Honesty is not punishment. Honesty is freedom.

Curious about how others navigate their sobriety journey? This Recovery Rewired instalment from Tribe Sober focuses on why “knowing better isn’t enough” and why people keep saying, “I can’t believe I drank again,” even when the pattern is painfully familiar. Host Lynette Larue introduces Dr Julia de Gangi’s idea of the “theatre of surprise” – those moments when someone says, “I can’t believe he did that,” or “I can’t believe I’m still having cravings,” despite years of the same behaviour.

As Lynette gently points out, “Most of the things we are shocked by are not actually surprises at all. They are familiar.

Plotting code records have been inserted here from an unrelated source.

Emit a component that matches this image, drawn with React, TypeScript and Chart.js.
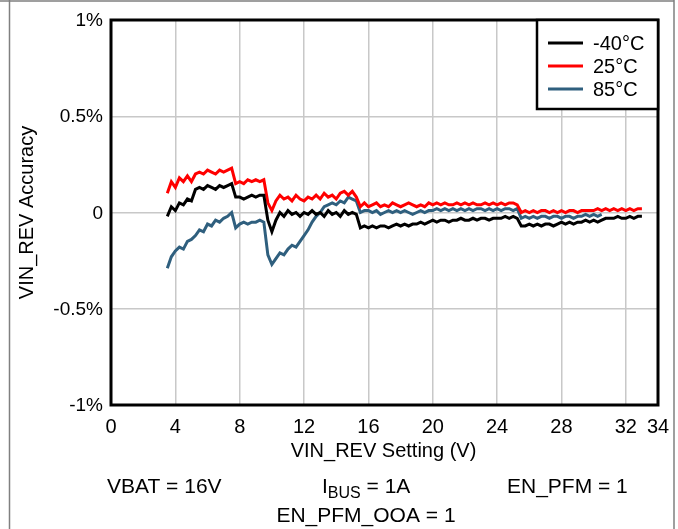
import React, { useEffect, useRef } from "react";
import { Chart, registerables } from "chart.js";

Chart.register(...registerables);

// VIN_REV sweep settings: start and step (V)
const vinStart = 3.5;
const vinStep = 0.25;

// Accuracy (%), one value per 0.25 V from 3.5 V
const minus40C = [
  -0.02, 0.03,
  0.01, 0.05, 0.04, 0.07,
  0.06, 0.12, 0.13, 0.12,
  0.14, 0.13, 0.12, 0.14,
  0.13, 0.14, 0.15, 0.08,
  0.08, 0.07, 0.08, 0.09,
  0.08, 0.09, 0.09, -0.04,
  -0.1, -0.04, 0.0, -0.02,
  0.01, -0.01, 0.0, -0.02,
  0.0, -0.01, 0.01, -0.01,
  0.0, -0.02, 0.01, -0.01,
  0.0, -0.02, 0.01, -0.01,
  0.0, -0.01, -0.08, -0.07,
  -0.08, -0.07, -0.08, -0.07,
  -0.07, -0.08, -0.07, -0.06,
  -0.07, -0.06, -0.07, -0.06,
  -0.06, -0.05, -0.06, -0.05,
  -0.04, -0.05, -0.04, -0.04,
  -0.05, -0.04, -0.04, -0.03,
  -0.04, -0.04, -0.03, -0.04,
  -0.03, -0.03, -0.04, -0.03,
  -0.03, -0.03, -0.02, -0.03,
  -0.02, -0.03, -0.07, -0.07,
  -0.06, -0.07, -0.06, -0.07,
  -0.06, -0.06, -0.07, -0.06,
  -0.05, -0.06, -0.05, -0.06,
  -0.05, -0.05, -0.04, -0.05,
  -0.04, -0.05, -0.04, -0.03,
  -0.03, -0.03, -0.02, -0.03,
  -0.03, -0.02, -0.03, -0.02,
  -0.02,
];

const plus25C = [
  0.1, 0.16,
  0.13, 0.18, 0.16, 0.19,
  0.16, 0.2, 0.21, 0.2,
  0.22, 0.21, 0.2, 0.22,
  0.21, 0.22, 0.23, 0.15,
  0.16, 0.15, 0.17, 0.16,
  0.17, 0.16, 0.17, 0.05,
  0.01, 0.06, 0.09, 0.07,
  0.08, 0.06, 0.09, 0.07,
  0.06, 0.08, 0.07, 0.09,
  0.07, 0.1, 0.08, 0.09,
  0.07, 0.1, 0.11, 0.09,
  0.11, 0.08, 0.03, 0.05,
  0.03, 0.04, 0.05, 0.03,
  0.04, 0.03, 0.05, 0.04,
  0.03, 0.04, 0.05, 0.04,
  0.03, 0.04, 0.03, 0.05,
  0.04, 0.05, 0.04, 0.05,
  0.04, 0.04, 0.05, 0.04,
  0.05, 0.04, 0.05, 0.04,
  0.04, 0.05, 0.04, 0.05,
  0.04, 0.05, 0.04, 0.05,
  0.05, 0.04, 0.0, 0.01,
  0.0, 0.01, 0.0, 0.01,
  0.01, 0.0, 0.01, 0.0,
  0.01, 0.0, 0.01, 0.01,
  0.0, 0.01, 0.01, 0.01,
  0.01, 0.02, 0.01, 0.02,
  0.01, 0.02, 0.01, 0.02,
  0.01, 0.02, 0.01, 0.02,
  0.02,
];

const plus85C = [
  -0.29, -0.23,
  -0.2, -0.18, -0.19, -0.15,
  -0.14, -0.12, -0.09, -0.1,
  -0.06, -0.07, -0.04, -0.05,
  -0.03, -0.02, 0.0, -0.08,
  -0.06, -0.05, -0.06, -0.05,
  -0.05, -0.04, -0.05, -0.22,
  -0.27, -0.24, -0.21, -0.22,
  -0.19, -0.17, -0.18, -0.15,
  -0.12, -0.09, -0.05, -0.02,
  0.0, 0.03, 0.04, 0.05,
  0.04, 0.06, 0.05, 0.08,
  0.07, 0.06, 0.0, 0.01,
  0.01, 0.0, 0.01, -0.01,
  0.0, 0.01, 0.0, 0.01,
  0.0, 0.01, 0.0, -0.01,
  0.0, 0.01, 0.0, 0.01,
  0.01, 0.02, 0.01, 0.02,
  0.01, 0.02, 0.01, 0.02,
  0.01, 0.02, 0.01, 0.02,
  0.02, 0.01, 0.02, 0.01,
  0.02, 0.01, 0.02, 0.02,
  0.01, 0.02, -0.03, -0.02,
  -0.03, -0.02, -0.03, -0.02,
  -0.02, -0.03, -0.02, -0.02,
  -0.03, -0.02, -0.02, -0.03,
  -0.02, -0.02, -0.01, -0.02,
  -0.01, -0.02, -0.01,
];

const seriesNames = ["-40°C", "25°C", "85°C"];
const seriesColors = ["#000000", "#ff0000", "#2f5f7e"];
const xTickValues = [0, 4, 8, 12, 16, 20, 24, 28, 32, 34];
const yTickValues = [-1, -0.5, 0, 0.5, 1];
const yTickLabels = ["-1%", "-0.5%", "0", "0.5%", "1%"];
const xTitle = "VIN_REV Setting (V)";
const yTitle = "VIN_REV Accuracy";
const noteVbat = "VBAT = 16V";
const noteIbusMain = "I";
const noteIbusSub = "BUS";
const noteIbusRest = " = 1A";
const notePfm = "EN_PFM = 1";
const notePfmOoa = "EN_PFM_OOA = 1";

const FONT = '"Liberation Sans", Arial, sans-serif';

const toPoints = (vals: number[]) =>
  vals.map((v, i) => ({ x: vinStart + i * vinStep, y: v }));

const decorPlugin = {
  id: "decor",
  afterDatasetsDraw(chart: any) {
    const { ctx, chartArea } = chart;
    ctx.save();
    ctx.strokeStyle = "#000";
    ctx.lineWidth = 3;
    ctx.strokeRect(
      chartArea.left,
      chartArea.top,
      chartArea.right - chartArea.left,
      chartArea.bottom - chartArea.top
    );
    ctx.restore();
  },
  afterDraw(chart: any) {
    const { ctx, chartArea, scales } = chart;
    const xs = scales.x;
    const ys = scales.y;
    ctx.save();
    // outer gray frame
    ctx.strokeStyle = "#808080";
    ctx.lineWidth = 1.5;
    ctx.beginPath();
    ctx.moveTo(0, 1);
    ctx.lineTo(674, 1);
    ctx.moveTo(9.5, 0);
    ctx.lineTo(9.5, 529);
    ctx.moveTo(674, 0);
    ctx.lineTo(674, 529);
    ctx.stroke();

    ctx.fillStyle = "#000";
    // y tick labels
    ctx.font = `19px ${FONT}`;
    ctx.textAlign = "right";
    ctx.textBaseline = "middle";
    yTickValues.forEach((v, i) => {
      ctx.fillText(yTickLabels[i], chartArea.left - 8, ys.getPixelForValue(v) + 1);
    });
    // x tick labels
    ctx.font = `20px ${FONT}`;
    ctx.textAlign = "center";
    xTickValues.forEach((v) => {
      ctx.fillText(String(v), xs.getPixelForValue(v), chartArea.bottom + 22);
    });
    // x title
    ctx.fillText(xTitle, (chartArea.left + chartArea.right) / 2 - 1, chartArea.bottom + 46);
    // y title
    ctx.save();
    ctx.translate(27, (chartArea.top + chartArea.bottom) / 2);
    ctx.rotate(-Math.PI / 2);
    ctx.fillText(yTitle, 0, 0);
    ctx.restore();
    // notes
    ctx.font = `21px ${FONT}`;
    ctx.textAlign = "left";
    ctx.fillText(noteVbat, 107, 487);
    let x = 322;
    ctx.fillText(noteIbusMain, x, 487);
    x += ctx.measureText(noteIbusMain).width;
    ctx.font = `16px ${FONT}`;
    ctx.fillText(noteIbusSub, x, 494);
    x += ctx.measureText(noteIbusSub).width;
    ctx.font = `21px ${FONT}`;
    ctx.fillText(noteIbusRest, x, 487);
    ctx.fillText(notePfm, 507, 487);
    ctx.textAlign = "center";
    ctx.fillText(notePfmOoa, 366, 516);

    // legend box
    const lx = 537, ly = chartArea.top, lw = chartArea.right - 537, lh = 89;
    ctx.fillStyle = "#fff";
    ctx.fillRect(lx, ly, lw, lh);
    ctx.strokeStyle = "#000";
    ctx.lineWidth = 2.5;
    ctx.strokeRect(lx, ly, lw, lh);
    ctx.textAlign = "left";
    ctx.font = `20px ${FONT}`;
    seriesNames.forEach((name, i) => {
      const cy = 43 + i * 23;
      ctx.strokeStyle = seriesColors[i];
      ctx.lineWidth = 3;
      ctx.beginPath();
      ctx.moveTo(548, cy);
      ctx.lineTo(583, cy);
      ctx.stroke();
      ctx.fillStyle = "#000";
      ctx.fillText(name, 593, cy + 1);
    });
    ctx.restore();
  },
};

export default function App() {
  const ref = useRef<HTMLCanvasElement | null>(null);
  useEffect(() => {
    if (!ref.current) return;
    const series = [minus40C, plus25C, plus85C];
    const chart = new Chart(ref.current, {
      type: "line",
      data: {
        datasets: series.map((vals, i) => ({
          label: seriesNames[i],
          data: toPoints(vals),
          borderColor: seriesColors[i],
          backgroundColor: seriesColors[i],
          borderWidth: 3,
          pointRadius: 0,
          tension: 0,
          fill: false,
        })),
      },
      options: {
        animation: false,
        responsive: false,
        devicePixelRatio: 1,
        layout: { padding: { left: 111, top: 20, right: 20, bottom: 124 } },
        plugins: { legend: { display: false }, tooltip: { enabled: false } },
        scales: {
          x: {
            type: "linear",
            min: 0,
            max: 34,
            afterBuildTicks: (s: any) => {
              s.ticks = xTickValues.map((v) => ({ value: v }));
            },
            ticks: { display: false },
            grid: { color: "#c8c8c8", lineWidth: 1.5, drawTicks: false },
            border: { display: false },
          },
          y: {
            type: "linear",
            min: -1,
            max: 1,
            afterBuildTicks: (s: any) => {
              s.ticks = yTickValues.map((v) => ({ value: v }));
            },
            ticks: { display: false },
            grid: { color: "#c8c8c8", lineWidth: 1.5, drawTicks: false },
            border: { display: false },
          },
        },
      },
      plugins: [decorPlugin],
    } as any);
    return () => chart.destroy();
  }, []);
  return (
    <div style={{ position: "fixed", left: 0, top: 0, width: 678, height: 529, background: "#fff" }}>
      <canvas ref={ref} width={678} height={529} style={{ display: "block" }} />
    </div>
  );
}
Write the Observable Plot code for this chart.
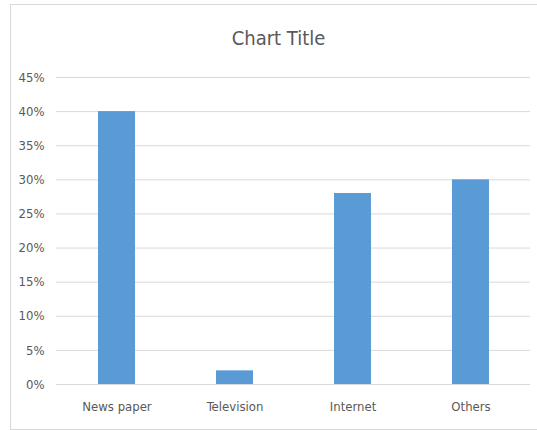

Colliding with an uncomfortable truth.” You’ll hear about May, who notices that travel days, unstructured evenings and certain emotions keep triggering thoughts of drinking.

Once she recognises the pattern, everything shifts from “Why does this keep happening?” to “Ah, there it is again.” That small change moves her from feeling stuck to feeling conscious and able to prepare, plan and reach out. Lynette breaks down how the brain acts as a prediction machine, why it mistakes familiar for safe, and how resistance to reality (“This shouldn’t be happening”) often hurts more than the craving, the slip, or the difficult person.

She introduces the idea of “emotional adulthood” – dropping the shocked performance and simply saying, “This is what is. Now what?” With lines like “Honesty is not punishment. Honesty is freedom,” the episode invites anyone sober, sober curious, or struggling with repeated patterns to look at where they’re pretending to be surprised, and what truths, disappointments or grief might need to be faced instead.

It’s a gentle nudge to stop arguing with reality and start using that energy to build a different future. Where in your own life are you still acting surprised by what you already know?